● **Set task**
Among the entries below, which lines run from the line with "Recreate this image" through the line with "const yValues = [164, 230, 297, 363, 430, 453, 487, 520];"? Retype those, both ends included, exactly and without pictures.

● **Records with drawing code**
┌────────
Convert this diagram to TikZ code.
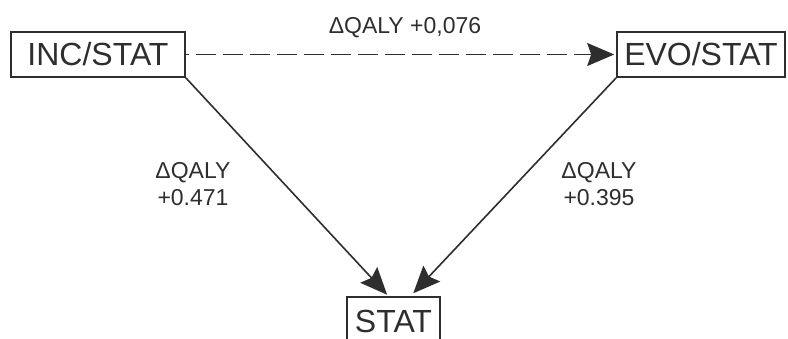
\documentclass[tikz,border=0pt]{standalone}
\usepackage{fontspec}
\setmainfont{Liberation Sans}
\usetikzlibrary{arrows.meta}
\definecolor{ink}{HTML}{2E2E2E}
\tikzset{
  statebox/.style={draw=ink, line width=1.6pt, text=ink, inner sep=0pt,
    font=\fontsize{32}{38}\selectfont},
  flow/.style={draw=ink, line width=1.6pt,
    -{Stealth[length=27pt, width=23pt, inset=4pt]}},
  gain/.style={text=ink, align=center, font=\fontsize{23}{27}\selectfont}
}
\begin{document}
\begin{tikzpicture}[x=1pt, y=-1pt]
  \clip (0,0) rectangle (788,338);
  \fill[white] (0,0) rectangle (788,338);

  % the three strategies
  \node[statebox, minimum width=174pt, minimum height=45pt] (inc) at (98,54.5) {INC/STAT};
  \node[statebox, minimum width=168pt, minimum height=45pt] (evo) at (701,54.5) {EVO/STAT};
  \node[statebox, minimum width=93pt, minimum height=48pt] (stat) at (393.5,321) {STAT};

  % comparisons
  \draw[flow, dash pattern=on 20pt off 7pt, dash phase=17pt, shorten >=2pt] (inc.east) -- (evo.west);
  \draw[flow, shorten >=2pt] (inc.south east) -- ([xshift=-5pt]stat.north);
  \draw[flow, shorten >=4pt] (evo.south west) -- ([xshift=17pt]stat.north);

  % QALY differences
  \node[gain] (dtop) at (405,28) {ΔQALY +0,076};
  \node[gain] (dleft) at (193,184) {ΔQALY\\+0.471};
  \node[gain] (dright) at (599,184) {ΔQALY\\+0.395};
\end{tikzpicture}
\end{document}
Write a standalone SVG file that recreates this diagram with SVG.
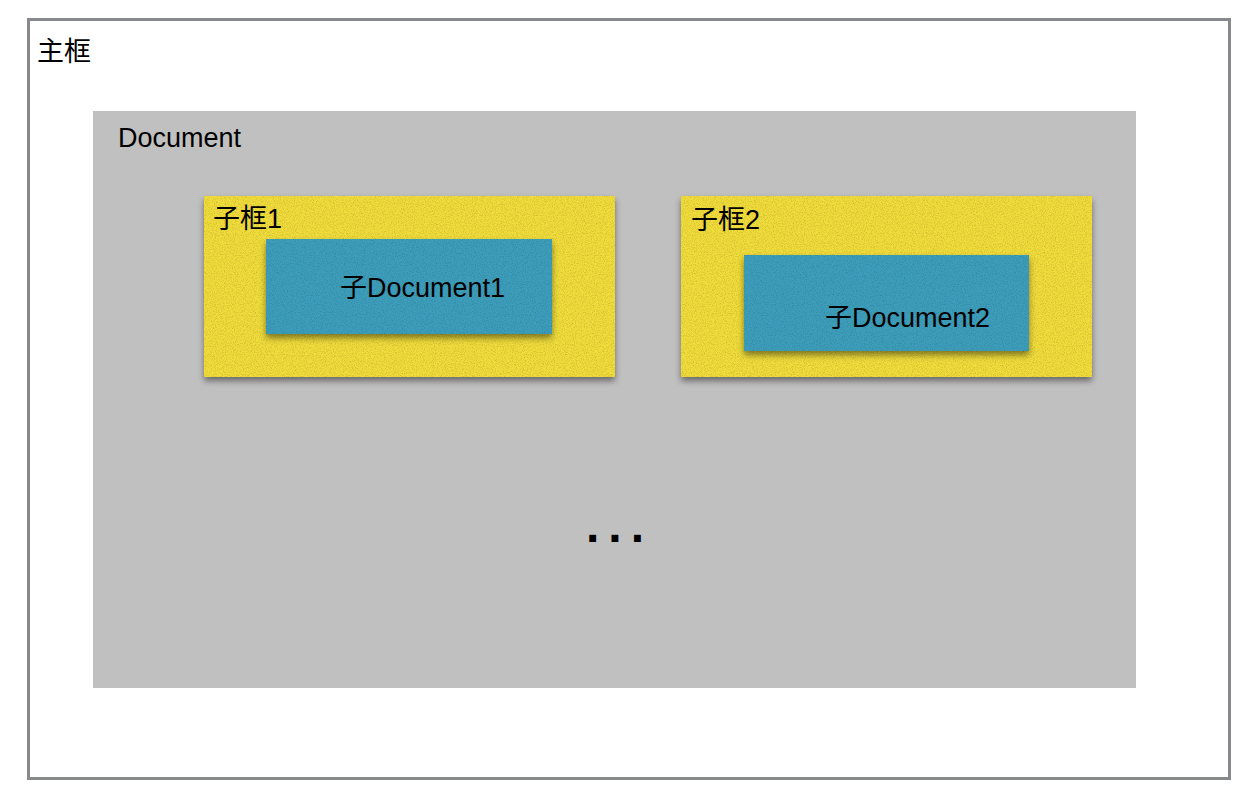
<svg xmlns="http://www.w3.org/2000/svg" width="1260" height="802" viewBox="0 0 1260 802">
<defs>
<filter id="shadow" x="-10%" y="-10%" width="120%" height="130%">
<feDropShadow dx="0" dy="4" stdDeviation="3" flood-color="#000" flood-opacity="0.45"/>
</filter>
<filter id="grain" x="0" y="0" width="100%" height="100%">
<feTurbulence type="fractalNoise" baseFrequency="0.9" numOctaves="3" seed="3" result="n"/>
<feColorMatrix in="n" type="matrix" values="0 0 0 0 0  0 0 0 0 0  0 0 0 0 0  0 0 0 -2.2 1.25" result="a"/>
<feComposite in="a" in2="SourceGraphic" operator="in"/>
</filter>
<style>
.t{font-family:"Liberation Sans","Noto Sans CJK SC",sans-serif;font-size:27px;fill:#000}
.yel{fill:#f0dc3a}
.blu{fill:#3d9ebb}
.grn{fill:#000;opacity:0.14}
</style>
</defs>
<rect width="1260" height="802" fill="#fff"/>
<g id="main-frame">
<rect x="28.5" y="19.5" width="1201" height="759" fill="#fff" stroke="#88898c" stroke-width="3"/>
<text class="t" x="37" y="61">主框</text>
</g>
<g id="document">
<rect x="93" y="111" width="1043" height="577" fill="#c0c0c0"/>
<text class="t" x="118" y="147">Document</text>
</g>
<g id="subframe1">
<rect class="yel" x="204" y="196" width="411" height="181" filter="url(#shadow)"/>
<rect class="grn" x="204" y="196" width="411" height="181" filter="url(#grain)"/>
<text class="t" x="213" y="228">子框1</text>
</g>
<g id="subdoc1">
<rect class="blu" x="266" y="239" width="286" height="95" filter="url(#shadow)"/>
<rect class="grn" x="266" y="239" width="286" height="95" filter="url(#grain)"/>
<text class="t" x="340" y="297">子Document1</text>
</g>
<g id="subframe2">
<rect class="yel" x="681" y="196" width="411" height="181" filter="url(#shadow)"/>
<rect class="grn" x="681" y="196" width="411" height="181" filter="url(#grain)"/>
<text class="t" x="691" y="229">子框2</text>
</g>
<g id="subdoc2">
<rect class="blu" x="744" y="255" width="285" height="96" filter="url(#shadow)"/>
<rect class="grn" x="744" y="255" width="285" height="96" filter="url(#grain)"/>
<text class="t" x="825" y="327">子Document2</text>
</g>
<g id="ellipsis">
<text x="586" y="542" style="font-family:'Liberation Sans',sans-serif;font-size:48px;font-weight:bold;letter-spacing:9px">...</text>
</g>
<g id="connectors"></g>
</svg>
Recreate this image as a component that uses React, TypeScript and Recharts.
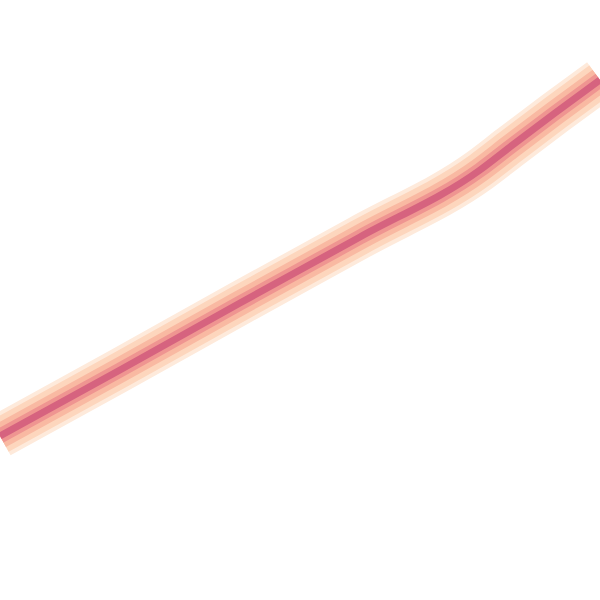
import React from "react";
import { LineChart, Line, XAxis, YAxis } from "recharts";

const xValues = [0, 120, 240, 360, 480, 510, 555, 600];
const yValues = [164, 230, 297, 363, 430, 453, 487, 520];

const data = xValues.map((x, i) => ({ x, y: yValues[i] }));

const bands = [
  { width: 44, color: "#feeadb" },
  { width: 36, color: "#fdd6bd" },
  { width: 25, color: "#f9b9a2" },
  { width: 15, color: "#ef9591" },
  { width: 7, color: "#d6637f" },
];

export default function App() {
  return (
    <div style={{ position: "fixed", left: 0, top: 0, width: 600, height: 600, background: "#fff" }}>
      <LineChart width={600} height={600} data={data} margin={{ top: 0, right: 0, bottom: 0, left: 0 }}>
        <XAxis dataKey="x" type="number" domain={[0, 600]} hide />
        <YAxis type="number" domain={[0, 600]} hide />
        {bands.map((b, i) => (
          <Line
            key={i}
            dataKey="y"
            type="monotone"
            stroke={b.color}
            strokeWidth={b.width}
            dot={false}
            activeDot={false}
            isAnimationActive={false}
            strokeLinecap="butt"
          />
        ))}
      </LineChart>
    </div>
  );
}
└────────
● **Solution to the exercise**
Recreate this image as a component that uses React, TypeScript and Recharts.
import React from "react";
import { LineChart, Line, XAxis, YAxis } from "recharts";

const xValues = [0, 120, 240, 360, 480, 510, 555, 600];
const yValues = [164, 230, 297, 363, 430, 453, 487, 520];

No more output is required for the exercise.